The bank agreed to the audit after talks with shareholders and staff from the Service Employees International Union Master Trust (SEIU), who had aimed to force the issue via a resolution during the upcoming KeyBank annual shareholders’ meeting.
“It’s a shame that it took pressure from shareholders for KeyBank to acknowledge they have a problem,” Van Tol said. “They had every opportunity to make things right, including by working with NCRC members. Maybe they just couldn’t face up to it – or maybe this approach just looks better on their balance sheet.”
While KeyBank’s statement announcing the audit depicts it as a voluntary step focused on internal diversity, equity and inclusion programs, the actual resolution makes plain that auditors will also engage with customers and community organizations to investigate KeyBank’s “adverse impacts on nonwhite stakeholders and communities of color.” The supporting statement attached to the resolution cites data NCRC uncovered in 2022 that suggests KeyBank is redlining in several of its major markets. Yet, when this same data was first presented to KeyBank last year by journalists, KeyBank denied any wrongful activity and deflected with misleading statements.

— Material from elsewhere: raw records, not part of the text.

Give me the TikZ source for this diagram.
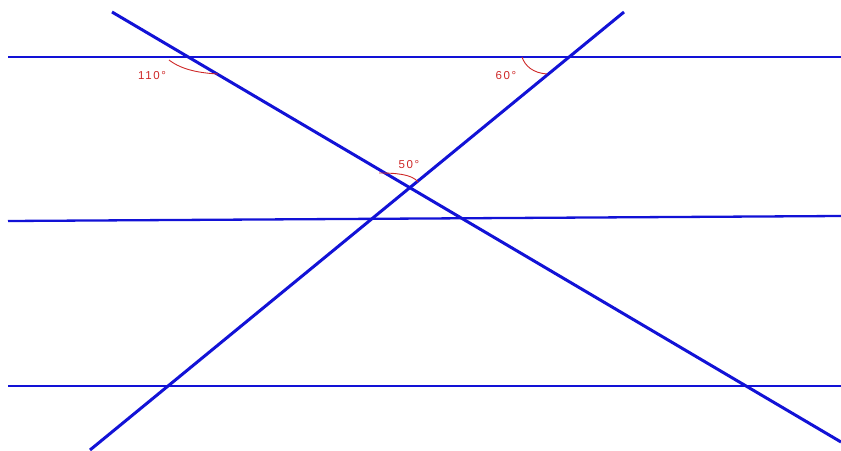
\documentclass[tikz,border=0pt]{standalone}
\usepackage{fontspec}
\newfontfamily\anglefont[LetterSpace=14]{Liberation Sans}
\definecolor{lineblue}{RGB}{18,18,214}
\definecolor{markred}{RGB}{206,40,40}

\begin{document}
\begin{tikzpicture}[x=1pt,y=-1pt,
  rule/.style={draw=lineblue,line width=2.3pt},
  transversal/.style={draw=lineblue,line width=3pt},
  anglemark/.style={draw=markred,line width=0.9pt},
  anglelabel/.style={text=markred,font=\anglefont\fontsize{11.5}{13}\selectfont,inner sep=0pt}]
  \useasboundingbox (0,0) rectangle (841,450);
  % the three parallels
  \coordinate (topL) at (8,57);   \coordinate (topR) at (841,57);
  \coordinate (midL) at (8,221);  \coordinate (midR) at (841,216);
  \coordinate (botL) at (8,386);  \coordinate (botR) at (841,386);
  \draw[rule] (topL) -- (topR);
  \draw[rule] (midL) -- (midR);
  \draw[rule] (botL) -- (botR);
  % the two transversals
  \coordinate (downA) at (112,12);  \coordinate (downB) at (841,442);
  \coordinate (upA) at (624,12);    \coordinate (upB) at (90,450);
  \draw[transversal] (downA) -- (downB);
  \draw[transversal] (upA) -- (upB);
  % angle marks
  \draw[anglemark] (169,60) .. controls (182,70) and (200,73) .. (218,74);
  \node[anglelabel] (t110) at (152,76) {110°};
  \draw[anglemark] (522,57) .. controls (525,66) and (533,73) .. (547,74);
  \node[anglelabel] (t60) at (506,76) {60°};
  \draw[anglemark] (379,173) .. controls (395,173) and (412,174) .. (418,182);
  \node[anglelabel] (t50) at (409,165) {50°};
\end{tikzpicture}
\end{document}
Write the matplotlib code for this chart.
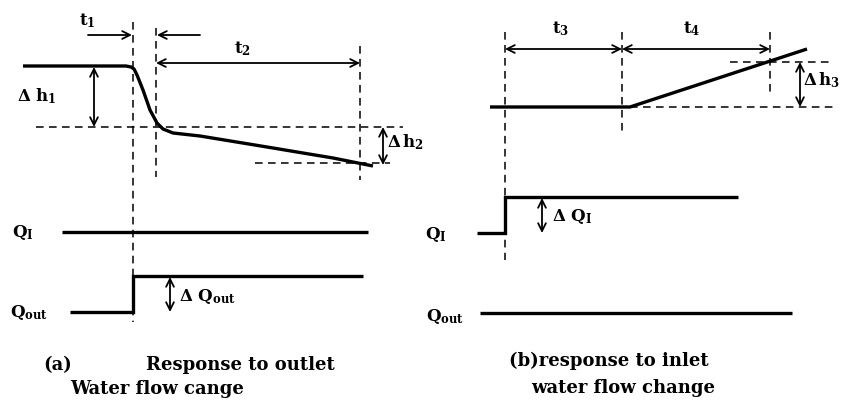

The same data that forced KeyBank into the discussions that produced this independent audit were published in an NCRC report. That report detailed KeyBank’s failure to fulfill promises it made in a community benefits agreement signed in 2016 ahead of its purchase of First Niagara. NCRC terminated its relationship with the bank late last year over the same conduct.
The report showed that after the purchase, KeyBank became the worst lender for Black borrowers among the nation’s 50 largest mortgage providers. A geospatial analysis of the same data found patterns of lending that closely resemble historic redlining in several of the bank’s primary markets.